Mr. Cox said the fire had burned a golf course and come within a half mile of his property outside Las Vegas. Roads have been blocked, and smoke has filled the air.
“People are freaking out,” he said. “People are really on edge.”
Logs in the area are drier than the kiln-dried two-by-fours sold in hardware stores, said Mike Johnson, a fire information officer working on the Calf Canyon and Hermit’s Peak fire. “With the fuel conditions we have, folks need to be prepared not only for this fire, but from any new starts that are going to be established,” he said.
Mr. Cox said he had given Red Cross workers burritos when they came to his restaurant, and offered them more on their next visit. “The whole community is stepping up and working together,” he said.
Another fire further north, the Cooks Peak fire, has charred more than 55,000 acres in northeastern New Mexico since it started on April 17.
More than 520 firefighters have been battling that blaze, but the high winds on Friday were making it too dangerous for firefighting aircraft to join the attack, said David Shell, a spokesman for the Southwest Area Incident Management Team, which is coordinating efforts to fight the Cooks Peak fire.
“It’s scary out there,” Mr. Shell said. “You have to have your head on a swivel because conditions can change quickly. If the direction of the wind changes quickly, you have to be prepared to react immediately.”
The fire has been ripping through dry ponderosa pine, oak brush and grass.
“On a scale of one to five, I’d say it’s like a six,” Mr. Shell said, describing the combustible conditions. “It’s going to test our fire lines to the maximum.”

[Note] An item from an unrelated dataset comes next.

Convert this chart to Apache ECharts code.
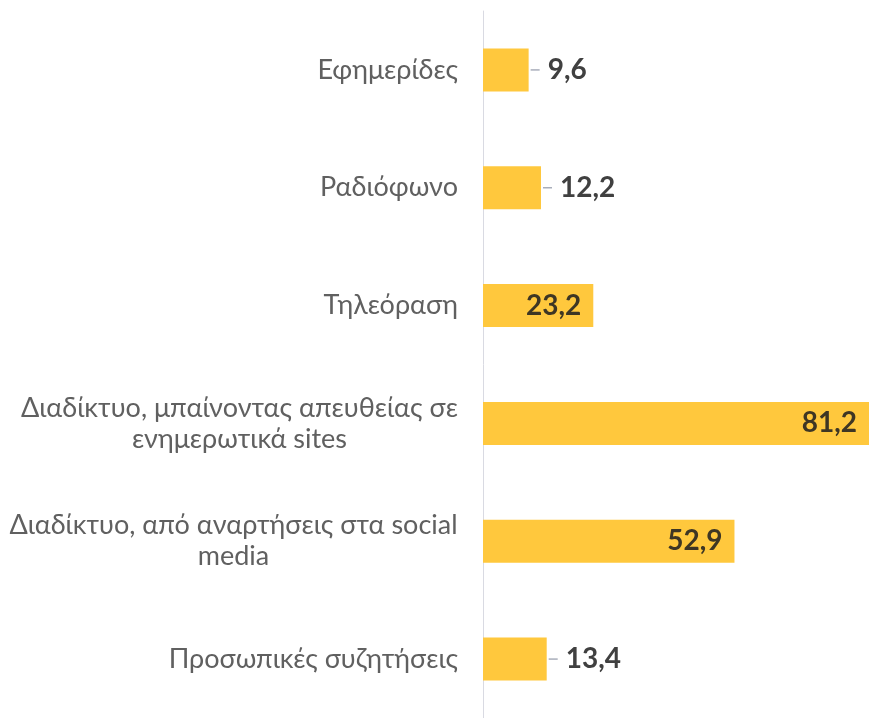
<!DOCTYPE html>
<html>
<head>
<meta charset="utf-8">
<script src="https://cdn.jsdelivr.net/npm/echarts@6/dist/echarts.min.js"></script>
<style>
  html, body { margin: 0; padding: 0; background: #fff; }
  #chart { width: 869px; height: 718px; }
</style>
</head>
<body>
<div id="chart"></div>
<script>
// κατηγορίες (από πάνω προς τα κάτω)
const categories = [
  'Εφημερίδες',
  'Ραδιόφωνο',
  'Τηλεόραση',
  'Διαδίκτυο, μπαίνοντας απευθείας σε\nενημερωτικά sites',
  'Διαδίκτυο, από αναρτήσεις στα social\nmedia',
  'Προσωπικές συζητήσεις'
];
const values = [9.6, 12.2, 23.2, 81.2, 52.9, 13.4];

const FONT = 'Lato, "Noto Sans", sans-serif';
const catSize = 27;

// πλάτος κειμένου για κεντράρισμα των γραμμών
const ctx = document.createElement('canvas').getContext('2d');
ctx.font = catSize + 'px ' + FONT;
const rich = { r: { align: 'right' } };
categories.forEach((c, i) => {
  const lines = c.split('\n');
  if (lines.length > 1) {
    const w = Math.max(...lines.map(l => ctx.measureText(l).width));
    rich['c' + i] = { width: Math.ceil(w), align: 'center' };
  }
});

const fmt = v => String(v).replace('.', ',');

const chart = echarts.init(document.getElementById('chart'));
const option = {
  animation: false,
  grid: { left: 483, right: 0, top: 11, height: 711 },
  xAxis: {
    type: 'value',
    min: 0,
    max: 81.2,
    show: false
  },
  yAxis: {
    type: 'category',
    inverse: true,
    data: categories,
    axisLine: { show: true, lineStyle: { color: '#D9DAE2', width: 1 } },
    axisTick: { show: false },
    axisLabel: {
      margin: 25,
      color: '#606060',
      fontFamily: FONT,
      fontSize: catSize,
      lineHeight: 31,
      formatter: (val) => {
        const lines = val.split('\n');
        if (lines.length > 1) {
          const i = categories.indexOf(val);
          return lines.map(l => '{c' + i + '|' + l + '}').join('\n');
        }
        return '{r|' + val + '}';
      },
      rich: rich
    }
  },
  series: [{
    type: 'bar',
    barWidth: 43,
    itemStyle: { color: '#FFC83D' },
    data: values.map(v => {
      const inside = v > 20;
      return {
        value: v,
        label: inside ? {
          show: true,
          position: 'insideRight',
          distance: 12,
          formatter: fmt(v),
          color: '#3E3624',
          fontFamily: FONT,
          fontWeight: 'bold',
          fontSize: 28
        } : {
          show: true,
          position: 'right',
          distance: 2,
          formatter: '{l|}{v|' + fmt(v) + '}',
          rich: {
            l: { width: 9, height: 1.5, backgroundColor: '#A9AEBB', verticalAlign: 'middle' },
            v: {
              padding: [0, 0, 0, 8],
              color: '#404040',
              fontFamily: FONT,
              fontWeight: 'bold',
              fontSize: 28
            }
          }
        }
      };
    })
  }]
};
chart.setOption(option);
</script>
</body>
</html>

Scott Overpeck, a Weather Service meteorologist in Albuquerque, said there was not much relief in the forecast, with only a few storms expected on Sunday.
“We really need the rainfall to really solve the problems,” Mr. Overpeck said. “But if we can just get a break in the winds, a break in the humidity levels, that will allow fire operations and firefighters to contain the fires.”
Weather is not the only factor feeding the fires: Global warming increases the likelihood of drought.
As temperatures rise, soil and vegetation become parched, creating more kindling for wildfires. Climate change can also affect precipitation patterns around the world, making dry areas even drier.
In an effort to prevent more wildfires, Gov. Michelle Lujan Grisham of New Mexico on Monday signed an executive order urging the state’s municipalities and counties to ban the sale of fireworks.
Her office noted that, according to the U.S. Drought Monitor, over 70 percent of New Mexico has been experiencing extreme to exceptional drought conditions.
“Fire conditions across New Mexico remain extremely dangerous — it’s essential that we mitigate potential wildfires by removing as much risk as possible,” Ms. Lujan Grisham said in a statement.
Even as parts of the Southwest confronted dangerously dry weather, a strong storm over the Central Plains, which includes Kansas and Nebraska, had increased the risk of severe thunderstorms over the Central and Southern Plains through Saturday morning, the Weather Service said.
These thunderstorms could bring lightning, strong wind gusts, tornadoes and hail measuring two inches or larger, the service said. On Saturday, the threat of severe thunderstorms was expected to move eastward to the Western Ohio Valley, threatening that area with lightning, wind gusts, hail and tornadoes.